BROOKE ROLLINS: So yes, I grew up in a really small town in Texas. We were not farmers or ranchers per se in Texas. I grew up on a small farm. We raised animals, we baled hay. But my family, my mom’s side of the family, my grandmother, they had a big row crop farm in Minnesota. So I spent every summer on that farm. Corn, wheat, soy, pretty much everything you could consider and think of.

So that was my row crop experience, which has actually been very, very helpful because coming from Texas and being more of a cattle raiser and being in cattle more, which is what I’m in in Texas, it’s really great to have sort of both sides of the house and I’m very appreciative of that. But yes, grew up in a very small town. We didn’t have much. I was raised by a single mom. But we did have the land. And on that land we raised our animals, we baled our hay. I barrel raced every Friday night. I grew up in 4H and FFA, went to Texas A&M on an agriculture scholarship, studied soil science and meats and feeds and feeding, and really dove way into agriculture knowing I would go to law school.

I really had a heart for understanding policy and the people, but thought I would really stay in ag for the rest of my life. And obviously sometimes the path diverts and changes, but even over the 20 years since I last worked 100% in agriculture, which was for Rick Perry when he was first governor, then quickly moved into all the policy. But I’ve always stayed very much in touch and involved in ag and always really worked in ag policy, but as part of a much broader portfolio until this job.
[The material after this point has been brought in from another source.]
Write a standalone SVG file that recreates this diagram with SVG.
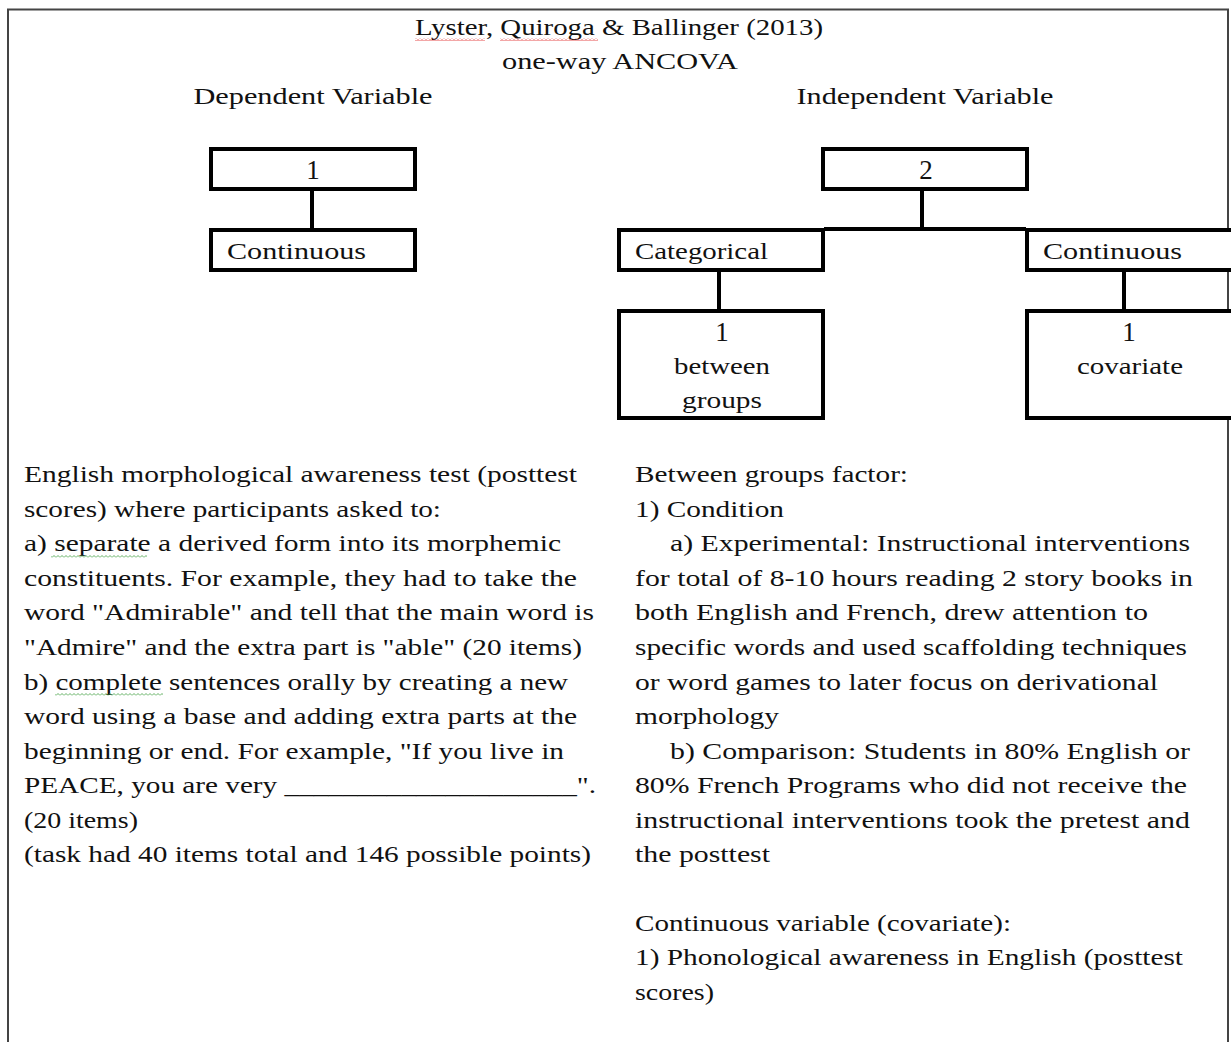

The USDA’s Mission and Evolution

But no, listen, the USDA is the people’s department. That was what President Lincoln’s vision was. The American founding had four key agencies, of course, the Attorney General, Justice, State and Defense, which was the Department of War at the time. And that was really the beginning of our country with those four. Interior was added a couple decades later and then Agriculture.

That was sort of the cadence of building a new government and creating some sort of self-governing structure where you want the power to remain with the people. But certainly as America moved from a frontier republic into, as we know, the world’s greatest economic superpower, certainly you needed some kind of governing structure. And so Abraham Lincoln in the 1860s believed sincerely that the majority of Americans then were rural, they were agriculture related and that they needed representation here in Washington.

So the People’s Department was formed and this building was built in the early 1900s, 1920s, and here we are today. Now, through the years, as you mentioned, it has grown and grown and grown. I do believe it became a bit of a catch-all in some ways. You know, we run the food stamp program, the SNAP program, the Supplemental Nutrition Program. We run the forests. Of course, Forest Service is under USDA. So that’s tens of thousands of firefighters as an example.

And of course, all of the farming and agriculture related, from rural development loans to farm loans to crop insurance, and then moving all of the economic relief that sometimes is often needed. I am still getting my arms around, two months in, exactly everything that we’re working on here. But in President Trump’s greatest vision and in his bold leadership, one of my top priorities is how we realign the USDA around its original purpose, which was serving the people and especially the farmers and ranchers. So really looking forward to continuing that work.

Experience in the First Trump Administration

DAVID FRIEDBERG: But you were in the first Trump administration.

BROOKE ROLLINS: I was in the first Trump administration. I think I was the only ag major in the building. And I was wearing a lot of different hats.